Review: HEART BERRIES by Terese Marie Mailhot

Book Description: 

Heart Berries is a powerful, poetic memoir of a woman’s coming of age on the Seabird Island Indian Reservation in the Pacific Northwest. Having survived a profoundly dysfunctional upbringing only to find herself hospitalized and facing a dual diagnosis of post traumatic stress disorder and bipolar II disorder; Terese Marie Mailhot is given a notebook and begins to write her way out of trauma. The triumphant result is Heart Berries, a memorial for Mailhot’s mother, a social worker and activist who had a thing for prisoners; a story of reconciliation with her father―an abusive drunk and a brilliant artist―who was murdered under mysterious circumstances; and an elegy on how difficult it is to love someone while dragging the long shadows of shame. Mailhot trusts the reader to understand that memory isn’t exact, but melded to imagination, pain, and what we can bring ourselves to accept. Her unique and at times unsettling voice graphically illustrates her mental state. As she writes, she discovers her own true voice, seizes control of her story, and, in so doing, reestablishes her connection to her family, to her people, and to her place in the world. 

“Observation is a skill. Observation isn’t easy, and the right eyes can make me feel like a deer, while the wrong ones make me feel like a monster.” 

My Review: 

This might sound odd, but I love literary fiction, psychological thrillers, and memoirs all for the same reason: they are thought-provoking. I love books that make you think.

HEART BERRIES, a memoir by Terese Marie Mailhot, is one such book. It’s painfully honest and shows a very authentic perspective of the human condition. It’s no coincidence that Emma Watson chose it for her Our Shared Shelf March selection, which I one hundred percent agree with.

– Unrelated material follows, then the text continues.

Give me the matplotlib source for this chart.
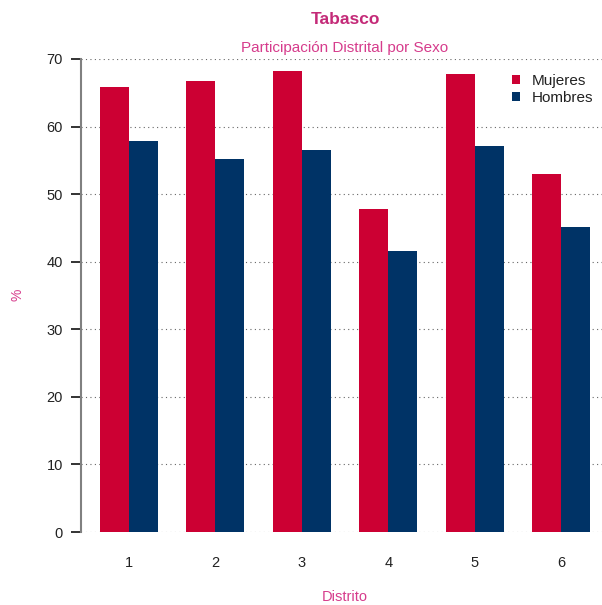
import matplotlib
matplotlib.use("Agg")
import matplotlib.pyplot as plt
import numpy as np

plt.rcParams['font.family'] = ['Liberation Sans', 'DejaVu Sans']

distritos = ["1", "2", "3", "4", "5", "6"]
mujeres = [65.9, 66.8, 68.2, 47.8, 67.8, 53.0]
hombres = [57.9, 55.2, 56.5, 41.6, 57.1, 45.1]
series_labels = ["Mujeres", "Hombres"]
colors = ["#CC0033", "#003366"]
title_color = "#C42A78"
label_color = "#D63C8C"

W, H = 602, 605
fig = plt.figure(figsize=(W/100, H/100), dpi=100)
ax_left, ax_right, ax_top, ax_bottom = 81, 602, 59, 532
ax = fig.add_axes([ax_left/W, (H-ax_bottom)/H, (ax_right-ax_left)/W, (ax_bottom-ax_top)/H])

x = np.arange(1, len(distritos) + 1)
bw = 0.335
ax.bar(x - bw/2, mujeres, width=bw, color=colors[0], label=series_labels[0], zorder=3)
ax.bar(x + bw/2, hombres, width=bw, color=colors[1], label=series_labels[1], zorder=3)

ax.set_xlim(0.445, 6.47)
ax.set_ylim(0, 70)
ax.set_yticks(range(0, 71, 10))
ax.set_xticks(x)
ax.set_xticklabels(distritos)
ax.tick_params(axis='x', length=0, pad=17, labelsize=10.5, colors='#222222')
ax.tick_params(axis='y', length=7, width=1.2, color='#111111', pad=6, labelsize=10.5, labelcolor='#222222')
ax.yaxis.grid(True, linestyle=(0, (1, 3)), color='#666666', linewidth=0.8, zorder=0)
for s in ['top', 'right', 'bottom']:
    ax.spines[s].set_visible(False)
ax.spines['left'].set_color('#808080')
ax.spines['left'].set_linewidth(1.5)

fig.text(17/W, 1 - 295/H, "%", rotation=90, ha='center', va='center',
         fontsize=10, color=label_color)
fig.text(345/W, 1 - 597/H, "Distrito", ha='center', va='center',
         fontsize=10.5, color=label_color)

fig.text(345/W, 1 - 20/H, "Tabasco", ha='center', va='center',
         fontsize=12.5, fontweight='bold', color=title_color)
fig.text(345/W, 1 - 48/H, "Participación Distrital por Sexo", ha='center', va='center',
         fontsize=11, color=label_color)

leg = ax.legend(loc='upper left', bbox_to_anchor=((507 - ax_left)/(ax_right-ax_left), 0.978),
                frameon=False, fontsize=11,
                handlelength=0.55, handleheight=0.55, handletextpad=0.75, labelspacing=0.2,
                borderaxespad=0.0, borderpad=0.3)
for t in leg.get_texts():
    t.set_color('#222222')

fig.savefig("out.png", dpi=100)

“In white culture, forgiveness is synonymous with letting go. In my culture, I believe we carry pain until we can reconcile with it through ceremony. Pain is not framed like a problem with a solution. I don’t even know that white people see transcendence the way we do. I’m not sure that their dichotomies apply to me.” 

Mailhot is a Native woman, who checks herself into a psychiatric hospital as a last resort. She struggles with loss, insatiability, abandonment, past abuse, desperation, and mental illness. Her writing style is poetic, lyrical, and at times stream of consciousness. It’s written in short impressionistic essays so it took a few pages for me to get into a rhythm, but at some point you find you’re almost finished with the book and wonder where the time went.

I was swept up in Mailhot’s introspective, descriptive language and when it ended I wanted to learn more. It is really difficult for me to put into words how I feel about this book so I’ll sum it up like this: it’s beautiful, unapologetic, emotive, insightful, picturesque, and unveiled.

“Sometimes I know part of me is still a ghost, walking next to my mother, looking for something to make an offering to, holding her hand. Either this feeling means that part of me is dead, or that she’s alive, somewhere inside of me.” 

My rating is 5 / 5 outstanding stars!